Fortunately, however, the curtain is beginning to draw back. Last week, a federal judge in Washington, D.C. ordered the release of a Kuwaiti detainee named Khalid Al Mutairi, who first challenged the terms of his confinement at Gitmo back on May 1, 2002. Earlier this week, the judge released a heavily-redacted ruling that offers rare insight into the facts of the Al Mutairi case, the way the government approached it, and the skepticism with which the allegations were met by a seasoned member of the federal judiciary.
Al Mutairi's habeas corpus petition was the first of hundreds of similar motions filed by the prisoners. All of them have sought some sort of independent review of the allegations against them. The fact that it took more than seven years for a substantive ruling on the merits of Al Mutairi's case—and surely there will be appeals to come-- reveals much of what you really need to know about the government's failure to timely process and prosecute the detainees out of Gitmo. Do yourself a favor. Read the ruling.
In Al Mutairi's case, the government alleged long ago that he was part of Al Qaeda and/or one of its offshoot groups. U.S. District Judge Colleen Kollar-Kotelly didn't buy it. No, she ruled, "the Government has at best shown that some of Al Mutairi's conduct was consistent with persons who may have become a part of al Qaida (sic) or an associated force of al Qaida. but there is nothing in the record beyond speculation that Al Mutairi did, in fact, train with or otherwise become a part of either or both of those organizations." (Emphasis added).
Over and over again in her ruling, Judge Kollar-Kotelly rejected government assertions of fact and law. She denied "the Government's motion to have its evidence admitted with a presumption of accuracy and authenticity" because she found that in many cases that evidence lacked reliability and credibility.
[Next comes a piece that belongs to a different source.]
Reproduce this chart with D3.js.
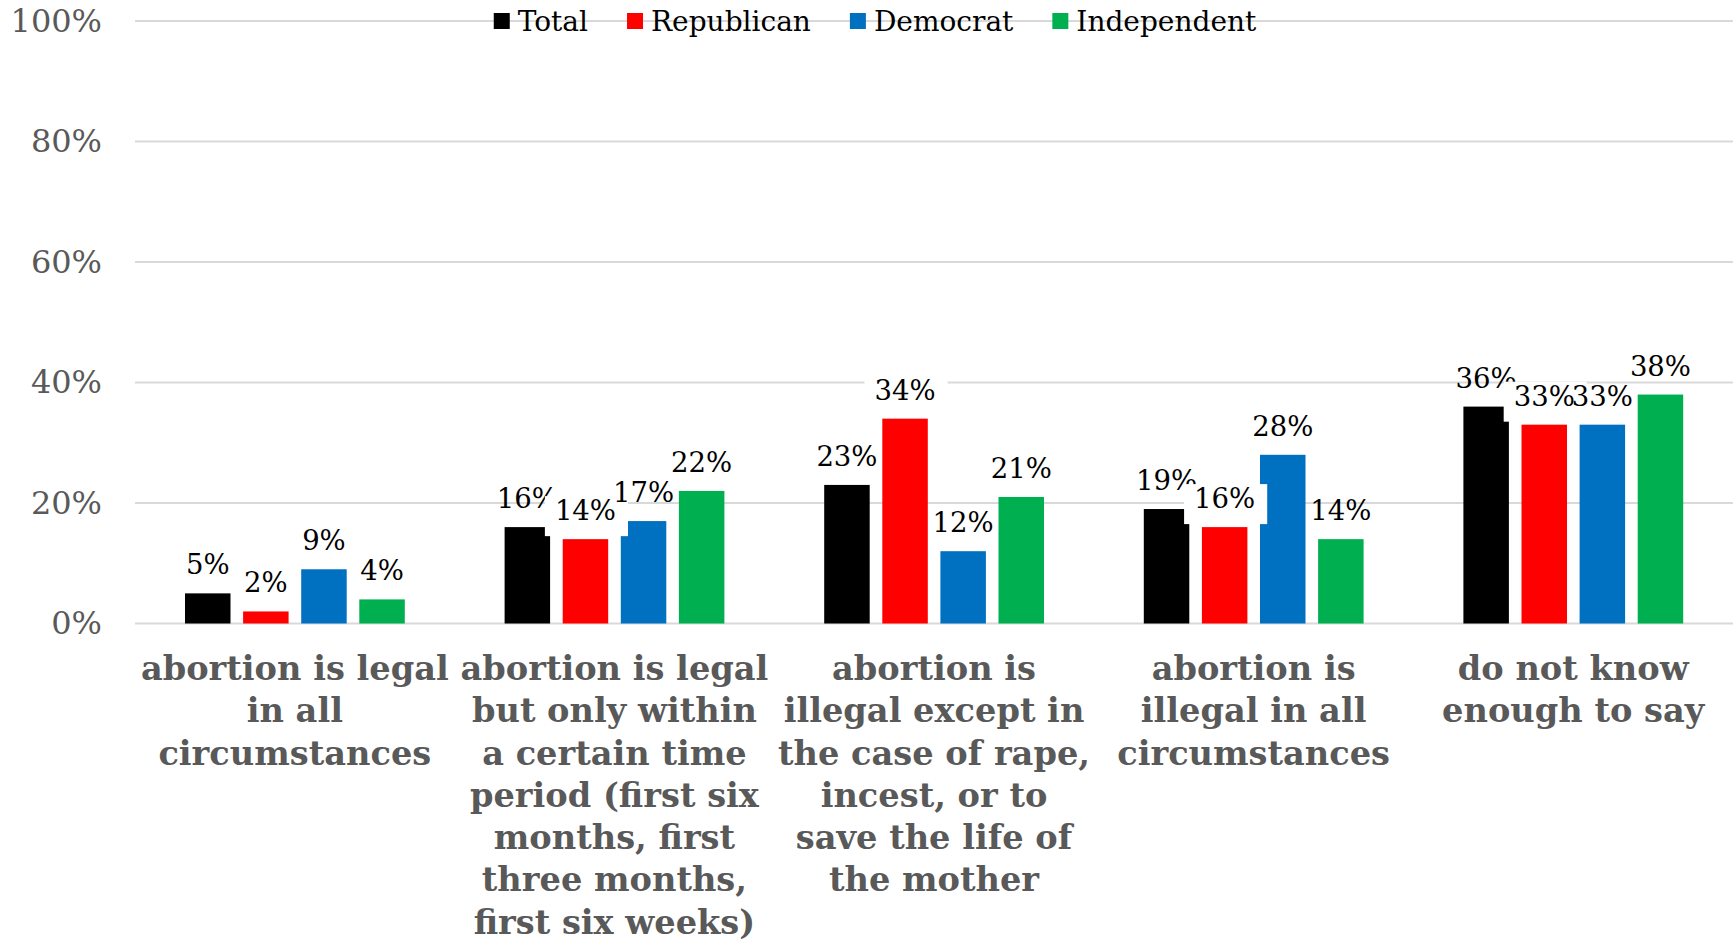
<!DOCTYPE html>
<html>
<head>
<meta charset="utf-8">
<script src="https://cdn.jsdelivr.net/npm/d3@7"></script>
<style>
  html, body { margin: 0; padding: 0; background: #ffffff; }
  svg { display: block; }
</style>
</head>
<body>
<svg id="chart" width="1736" height="941"></svg>
<script>
// ---- data ----
const categoryLines = [
  ["abortion is legal", "in all", "circumstances"],
  ["abortion is legal", "but only within", "a certain time", "period (first six", "months, first", "three months,", "first six weeks)"],
  ["abortion is", "illegal except in", "the case of rape,", "incest, or to", "save the life of", "the mother"],
  ["abortion is", "illegal in all", "circumstances"],
  ["do not know", "enough to say"]
];
const seriesNames = ["Total", "Republican", "Democrat", "Independent"];
const seriesColors = ["#000000", "#FF0000", "#0070C0", "#00B050"];
const totalValues = [5, 16, 23, 19, 36];
const republicanValues = [2, 14, 34, 16, 33];
const democratValues = [9, 17, 12, 28, 33];
const independentValues = [4, 22, 21, 14, 38];
const yTickValues = [0, 20, 40, 60, 80, 100];

const seriesValues = [totalValues, republicanValues, democratValues, independentValues];

// ---- layout ----
const plotLeft = 135, plotRight = 1733, plotTop = 21, plotBottom = 623.5;
const svg = d3.select("#chart");

const y = d3.scaleLinear().domain([0, 100]).range([plotBottom, plotTop]);
const x0 = d3.scaleBand().domain(d3.range(categoryLines.length)).range([plotLeft, plotRight]).padding(0);
const x1 = d3.scaleBand().domain(seriesNames).range([50, 269.8]).paddingInner(0.217).paddingOuter(0);

// gridlines
svg.append("g").selectAll("line").data(yTickValues).join("line")
  .attr("x1", plotLeft).attr("x2", plotRight)
  .attr("y1", d => y(d)).attr("y2", d => y(d))
  .attr("stroke", "#d9d9d9").attr("stroke-width", 2);

// y axis labels
const yAxis = d3.axisLeft(y).tickValues(yTickValues).tickFormat(d => d + "%").tickSize(0).tickPadding(0);
const yg = svg.append("g").attr("transform", `translate(102,0)`).call(yAxis);
yg.select(".domain").remove();
yg.selectAll("text")
  .attr("font-family", "'DejaVu Serif', serif")
  .attr("font-size", 32)
  .attr("fill", "#595959");

// bars
const flat = [];
seriesValues.forEach((vals, si) => vals.forEach((v, ci) => flat.push({si, ci, v})));
svg.append("g").selectAll("rect").data(flat).join("rect")
  .attr("x", d => x0(d.ci) + x1(seriesNames[d.si]))
  .attr("y", d => y(d.v))
  .attr("width", x1.bandwidth())
  .attr("height", d => y(0) - y(d.v))
  .attr("fill", d => seriesColors[d.si]);

// data labels (series in order; Republican labels carry a white box)
const labelG = svg.append("g");
seriesValues.forEach((vals, si) => {
  vals.forEach((v, ci) => {
    const cx = x0(ci) + x1(seriesNames[si]) + x1.bandwidth() / 2;
    const by = y(v) - 19;
    const g = labelG.append("g");
    const t = g.append("text")
      .attr("x", cx).attr("y", by)
      .attr("text-anchor", "middle")
      .attr("font-family", "'DejaVu Serif', serif")
      .attr("font-size", 27.5)
      .attr("fill", "#000000")
      .text(v + "%");
    if (si === 1) {
      const bb = t.node().getBBox();
      g.insert("rect", "text")
        .attr("x", bb.x - 10).attr("y", bb.y + 2)
        .attr("width", bb.width + 22).attr("height", bb.height + 8)
        .attr("fill", "#ffffff");
    }
  });
});

// category labels
const catG = svg.append("g");
const probe = catG.append("text")
  .attr("font-family", "'DejaVu Serif', serif").attr("font-weight", "bold").attr("font-size", 34)
  .text("abortion is legal");
const sx = 308 / probe.node().getComputedTextLength();
probe.remove();
categoryLines.forEach((lines, ci) => {
  const cx = x0(ci) + x0.bandwidth() / 2;
  const g = catG.append("g").attr("transform", `translate(${cx},0) scale(${sx},1)`);
  g.selectAll("text").data(lines).join("text")
    .attr("x", 0)
    .attr("y", (d, i) => 680 + i * 42.3)
    .attr("text-anchor", "middle")
    .attr("font-family", "'DejaVu Serif', serif")
    .attr("font-weight", "bold")
    .attr("font-size", 34)
    .attr("fill", "#595959")
    .text(d => d);
});

// legend
const legend = svg.append("g");
let lx = 0;
seriesNames.forEach((name, i) => {
  const ig = legend.append("g");
  ig.append("rect").attr("x", lx).attr("y", 13).attr("width", 16).attr("height", 16).attr("fill", seriesColors[i]);
  const t = ig.append("text").attr("x", lx + 24).attr("y", 31)
    .attr("font-family", "'DejaVu Serif', serif").attr("font-size", 28).attr("fill", "#000000")
    .text(name);
  lx += 24 + t.node().getComputedTextLength() + 39;
});
const legendWidth = lx - 39;
legend.attr("transform", `translate(${875 - legendWidth / 2},0)`);
</script>
</body>
</html>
For example, she ruled, "the Government believed for over three years that Al Mutairi manned an anti-aircraft weapon in Afghanistan based on a typographical error in an interrogation report."
Judge Kollar-Kotelly noted in one instance that an important allegation against Al Mutairi was "supported by one reference, in a portion of one sentence, in one interrogation report." In another instance, she found that the "identification of Al Mutairi at an alleged [terror] training camp is neither reliable nor credible" and that "the assertion that Al Mutairi was fighting with Osama bin Laden in Afghanistan in 1991 is not credible."
So if you are wondering why the White House and the Justice Department are so reticent to bring some of the detainees to the States for regular civilian trials here's your answer. If the feds can't convince a judge that a detainee was a member of Al Qaeda applying the lowest burden of persuasion— the "preponderance of the evidence" standard—how in the world can the feds convince a judge or jury likewise using the highest burden of proof—the "beyond a reasonable doubt standard"?
And it's not like the judge had much nice to say about Al Mutairi, either. "The Court concludes," she wrote in her ruling, that "Al Mutairi's version of events is implausible and, in some respects, directly contracted by other evidence in the record… It notes numerous other inconsistencies and conspicuously unexplained events by Al Mutairi." The problem with the government's case, the judge concluded, is that it "has not supplanted Al Mutairi's version of his travels with sufficiently credible and reliable evidence to meet its burden of persuasion."
For the Justice Department and White House, perhaps the most ominous part of Judge Kollar-Kotelly's ruling was her rejection of the government's detention standard. She wrote:
The Court agrees that the President has the authority to detain individuals who are 'part of' the Taliban, Al Qaeda or associated enemy forces, but rejects the Government's definition insofar as it asserts the authority to detain individuals who only 'substantially supported' enemy forces or who have 'directly supported hostilities' in aid of enemy forces. While evidence of such support is undoubtedly probative of whether an individual is part of an enemy force, it may not by itself provide the grounds for detention.
This formulation, if adopted by the higher courts, could jeopardize the government's plan to continue to hold the detainees indefinitely—or even for a few more years. That's why the judge's ruling almost certainly will wend its way up the ladder, perhaps to the United States Supreme Court. Al Mutairi may lose in the end—it rarely ends well for these men no matter how innocent or guilty they are. But at least the myth that he is among the "worst of the worst" or otherwise guilty beyond doubt or redemption can finally be exposed for the bunk it is.